Se antes achávamos que éramos senhores da Terra, hoje ela nos diz claramente que o senhorio pertence a ela. Nós somos apenas parte da cadeia da vida que ela abriga, talvez a sua consciência, talvez o seu coração, mas não os seus senhores. As agressões desse modelo de civilização ao ambiente têm limites e eles já estão claros para grande parte do mundo da ciência e para grande parte da humanidade.

Mas se a consciência está clara, por que não mudamos? Exatamente porque esse modelo de sociedade se alimenta da destruição, não sabe existir sem ela, não pode existir sem ela. A decisão está tomada não verbalizada, iremos até o fim nessa concepção e, então, os humanos que sobrarem, o que sobrar de vida na Terra, terá que recomeçar com o que e com quem restar.
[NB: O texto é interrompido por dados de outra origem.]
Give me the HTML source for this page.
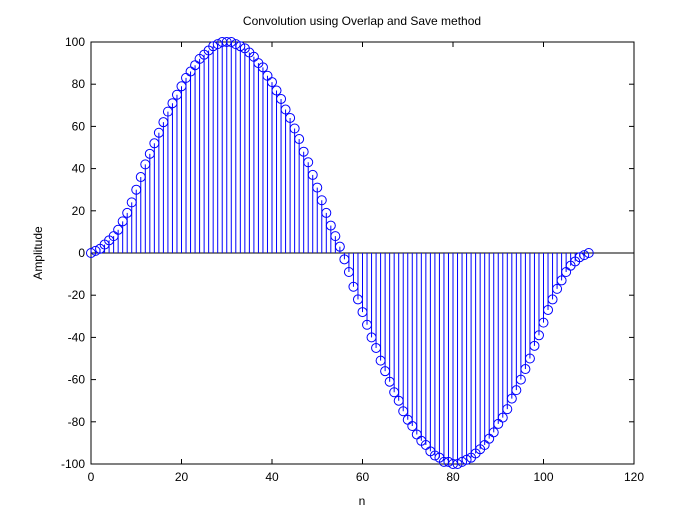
<!DOCTYPE html>
<html><head><meta charset="utf-8"><style>
body{margin:0;background:#fff;}
svg text{font-family:"Liberation Sans",sans-serif;font-size:12px;fill:#000;}
</style></head><body>
<svg id="chart" width="700" height="524" viewBox="0 0 700 524" xmlns="http://www.w3.org/2000/svg">
<rect x="0" y="0" width="700" height="524" fill="#fff"/>
<rect x="91" y="42" width="543" height="422" fill="#fff" stroke="#000" stroke-width="1"/>
<text x="362" y="25" text-anchor="middle">Convolution using Overlap and Save method</text>
<text x="362" y="505" text-anchor="middle">n</text>
<text x="42" y="253" text-anchor="middle" transform="rotate(-90 42 253)">Amplitude</text>
<g id="axes"></g>
<g id="marks"></g>
</svg>
<script>
const amplitudes = [0,1,2,4,6,8,11,15,19,24,30,36,42,47,52,57,62,67,71,75,79,83,86,89,92,94,96,98,99,100,100,100,99,98,97,95,93,90,88,84,81,77,73,68,64,59,54,48,43,37,31,25,19,13,8,3,-3,-9,-16,-22,-28,-34,-40,-45,-51,-56,-61,-66,-70,-75,-79,-82,-86,-89,-91,-94,-96,-97,-99,-99,-100,-100,-99,-98,-97,-95,-93,-91,-88,-85,-81,-78,-74,-69,-65,-60,-55,-50,-44,-39,-33,-27,-22,-17,-13,-9,-6,-4,-2,-1,0];
const xTicks = [0,20,40,60,80,100,120];
const yTicks = [-100,-80,-60,-40,-20,0,20,40,60,80,100];

const L=91,R=634,T=42,B=464;
const xs = v => L + (v-0)/(120-0)*(R-L);
const ys = v => B - (v+100)/200*(B-T);
const NS="http://www.w3.org/2000/svg";
const axes=document.getElementById('axes'), marks=document.getElementById('marks');
function mk(tag,attrs,parent){const e=document.createElementNS(NS,tag);for(const k in attrs)e.setAttribute(k,attrs[k]);parent.appendChild(e);return e;}

xTicks.forEach(t=>{
  const x=xs(t);
  const a=mk('line',{x1:x,x2:x,y1:B,y2:B-5,stroke:'#000'},axes);
  
  
  const b=mk('line',{x1:x,x2:x,y1:T,y2:T+5,stroke:'#000'},axes);
  
  
  const tx=mk('text',{x:x,y:B+17,'text-anchor':'middle'},axes);
  tx.textContent=t;
  
  
});
yTicks.forEach(t=>{
  const y=ys(t);
  const a=mk('line',{x1:L,x2:L+5,y1:y,y2:y,stroke:'#000'},axes);
  
  
  const b=mk('line',{x1:R,x2:R-5,y1:y,y2:y,stroke:'#000'},axes);
  
  
  const tx=mk('text',{x:L-6,y:y+4,'text-anchor':'end'},axes);
  tx.textContent=t;
  
  
});
const base=mk('line',{x1:L,x2:R,y1:ys(0),y2:ys(0),stroke:'#000'},marks);


amplitudes.forEach((v,i)=>{
  const x=xs(i), y=ys(v);
  const s=mk('line',{x1:x,x2:x,y1:ys(0),y2:y,stroke:'#0000ff','stroke-width':1},marks);
  
  
  const c=mk('circle',{cx:x,cy:y,r:4.5,fill:'none',stroke:'#0000ff','stroke-width':1},marks);
  
  
});
</script>
</body></html>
Entretanto, a civilização predatória e seus sacerdotes não estão sós. É possível acreditar em resistências? Têm algum significado aqueles que conscientemente, ou por limites de seu padrão de vida, estão mais próximos de um outro estilo de vida, mais integral e integrado, mais respeitoso do ambiente e da própria sociedade humana? Têm algum significado povos inteiros, há séculos agredidos, que não se renderam à propriedade privada, à depredação e ao consumismo?

Neles reside a esperança, embora ela seja pouco visível, pareça frágil e até impotente. Profetas do novo milênio, do novo século que será decisivo para o futuro da humanidade e de grande parte dos seres vivos que habitam a Terra.

A ecologia integral é um horizonte para todos os homens e mulheres de boa vontade, independentemente de quaisquer convicções. E nesse entendimento reside a esperança de uma nova humanidade e de uma nova Terra.